Essa é a contradição, ou melhor, a tensão entre a Aliança, que é fundamento e origem, e a nossa história, que revelará isso a seu tempo, que o revela segundo o tempo de Deus. É realmente o que dizia Isaías: “Aqueles que seguem a Deus abrem asas como as águias, caminham e não se cansam” (Is 40). Ao passo que não existe nada que canse mais do que nos apoiarmos sobre nós mesmos e sobre os nossos projetos. “Quem se perde se encontra”: a nossa vida é a vida de um Outro.
Eu não conseguiria continuar a ser cristão se essas coisas não fossem verdade; uma pessoa não poderia mais suportar-se, nem portanto suportar os outros, pois não suportamos os outros se não temos motivos para suportar a nós mesmos. A nossa relação com os outros é sempre projeção da maneira como percebemos a nós mesmos, consciente ou inconscientemente; no fundo, se no subconsciente não nos aceitamos e não nos reconhecemos, não conseguimos aceitar e reconhecer os outros. Mas como podemos nos reconhecer e nos aceitar com essa nulidade que somos? Nós nos aceitamos porque o rosto de um Outro está em nós, uma outra realidade está em nós. Não é por acaso que toda a mentalidade mundana aceita e tolera o cristianismo na medida em que é reduzido a moralismo ou ativismo. É a tendência que sempre existiu e que a dessacralização ou a secularização teorizou até as suas últimas conseqüências, segundo a qual o cristão é aceitável na medida em que identifica o seu cristianismo com a ação social e política. Pois quando o cristianismo mostra o seu conteúdo, aquilo pelo qual existe, a sua fisionomia, a sua personalidade, não é mais tolerável, na melhor das hipóteses é absurdo: para os “filósofos”, que defendem a racionalidade pura, para as pessoas cultas, é um absurdo (as pessoas cultas não sujam as mãos) e o colocam de lado; para os “fariseus”, quer dizer, para os moralistas, para quem está interessado nos “valores”, é escândalo, não é tolerável, tem de ser varrido para longe.
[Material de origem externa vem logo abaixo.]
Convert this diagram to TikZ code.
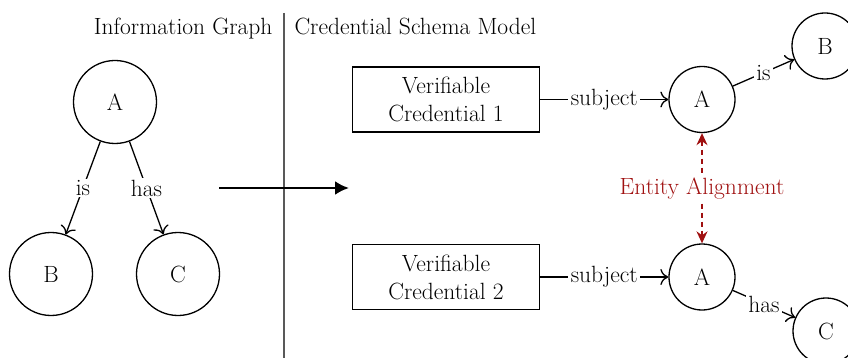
\documentclass[tikz,border=0pt]{standalone}
\usetikzlibrary{arrows.meta}
\definecolor{alignred}{HTML}{A01010}
\begin{document}
\begin{tikzpicture}[x=1pt,y=-1pt,
  every node/.style={font=\fontsize{23.5}{28}\selectfont},
  ent/.style={draw,circle,line width=1.3pt,inner sep=0pt},
  bigent/.style={ent,minimum size=83pt},
  smallent/.style={ent,minimum size=66pt},
  vcbox/.style={draw,line width=1.3pt,minimum width=187pt,minimum height=65pt,align=center,inner sep=2pt},
  rel/.style={-{To[length=8pt,width=16pt]},line width=1.3pt},
  lbl/.style={fill=white,inner xsep=2.5pt,inner ysep=1.5pt},
  align arrow/.style={{Stealth[length=12pt,width=11pt]}-{Stealth[length=12pt,width=11pt]},
    dashed,dash pattern=on 5pt off 4pt,line width=1.4pt,draw=alignred}]
\useasboundingbox (0,0) rectangle (848,358);

% headings and divider
\node[anchor=base east] (hleft) at (276,35) {Information Graph};
\node[anchor=base west] (hright) at (291,35) {Credential Schema Model};
\coordinate (divtop) at (284,13);
\coordinate (divbot) at (284,358);
\draw[line width=1.5pt,draw=black!65] (divtop) -- (divbot);

% information graph
\node[bigent] (A) at (115,102) {A};
\node[bigent] (B) at (51,274) {B};
\node[bigent] (C) at (178,274) {C};
\draw[rel] (A) -- node[lbl] {is} (B);
\draw[rel] (A) -- node[lbl] {has} (C);

% transformation arrow
\coordinate (tstart) at (219,188);
\coordinate (tend) at (349,188);
\draw[line width=2.6pt,-{Latex[length=14pt,width=14pt]}] (tstart) -- (tend);

% credential schema model
\node[vcbox] (vc1) at (446,99.5) {Verifiable\\Credential 1};
\node[vcbox] (vc2) at (446,277) {Verifiable\\Credential 2};
\node[smallent] (A1) at (702,99.5) {A};
\node[smallent] (A2) at (702,277) {A};
\node[smallent] (B2) at (825,46) {B};
\node[smallent] (C2) at (826,331) {C};

\draw[rel] (vc1) -- node[lbl] {subject} (A1);
\draw[rel] (vc2) -- node[lbl] {subject} (A2);
\draw[rel] (A1) -- node[lbl] {is} (B2);
\draw[rel] (A2) -- node[lbl] {has} (C2);

\draw[align arrow] (A1) -- node[lbl,text=alignred] {Entity Alignment} (A2);
\end{tikzpicture}
\end{document}
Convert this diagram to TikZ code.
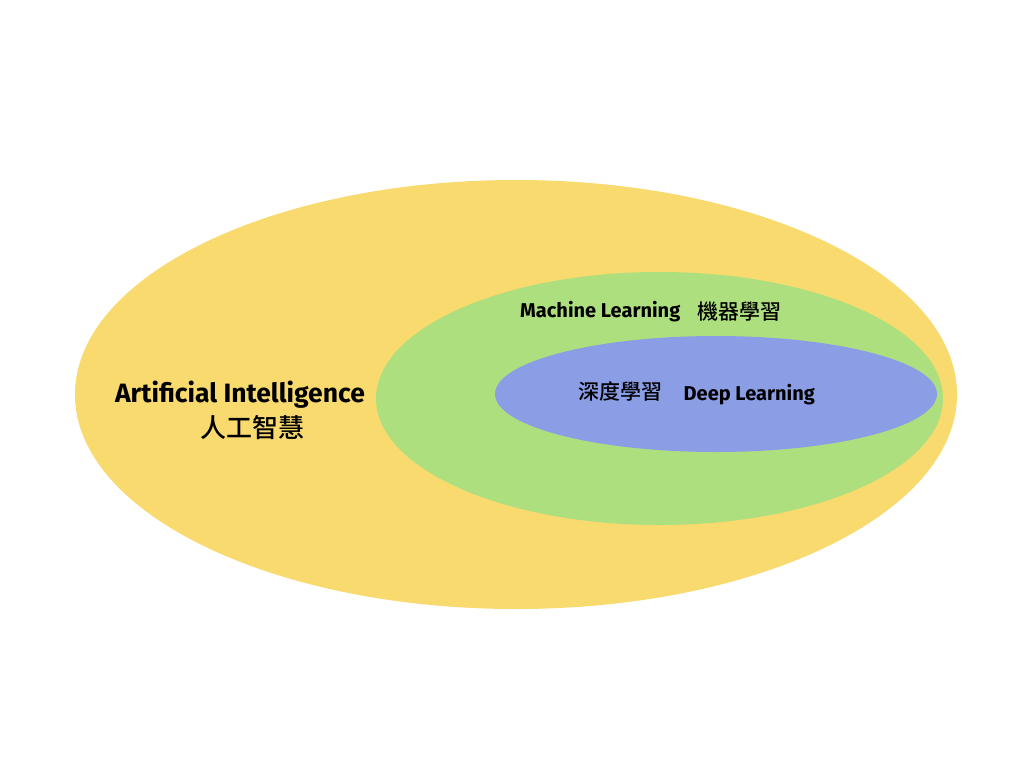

Assim, o liberalismo culto suportou o cristianismo, a Igreja; já o marxismo, que está muito mais engajado com a realidade, não o tolera. Portanto, “escândalo para os judeus”, ou seja, para os moralistas, para quem tem muita estima pelos relacionamentos e pela ação, e “absurdo, loucura para os gentios”, ou seja, para a filosofia pagã.
É um outro mundo. De resto, se Deus se revela ao homem, se Deus vem até a nossa história, tem de trazer algo que revira todas as nossas medidas a priori, do contrário não é ele. E a busca repleta de escuta dessa reviravolta, o desejo, a oração para que se realize, para que a nossa realidade, a nossa carne seja modulada segundo esse acontecimento, é todo o esforço cristão, a ascese, como se diz. Essa é a nossa tarefa. Eu não conheço nenhuma outra. Os judeus pediam milagres; os moralistas, que o mundo mude, que a situação mude; os gregos, a sabedoria, a filosofia, a concepção orgânica. Mas nós não conhecemos outra coisa a não ser Cristo, e Cristo crucificado.
Toda a nossa preocupação nestes anos é pelo fato de que, no mundo cristão, o conteúdo dessas frases últimas está se esvaziando. Mas esse conteúdo nenhum exegeta pode reduzir.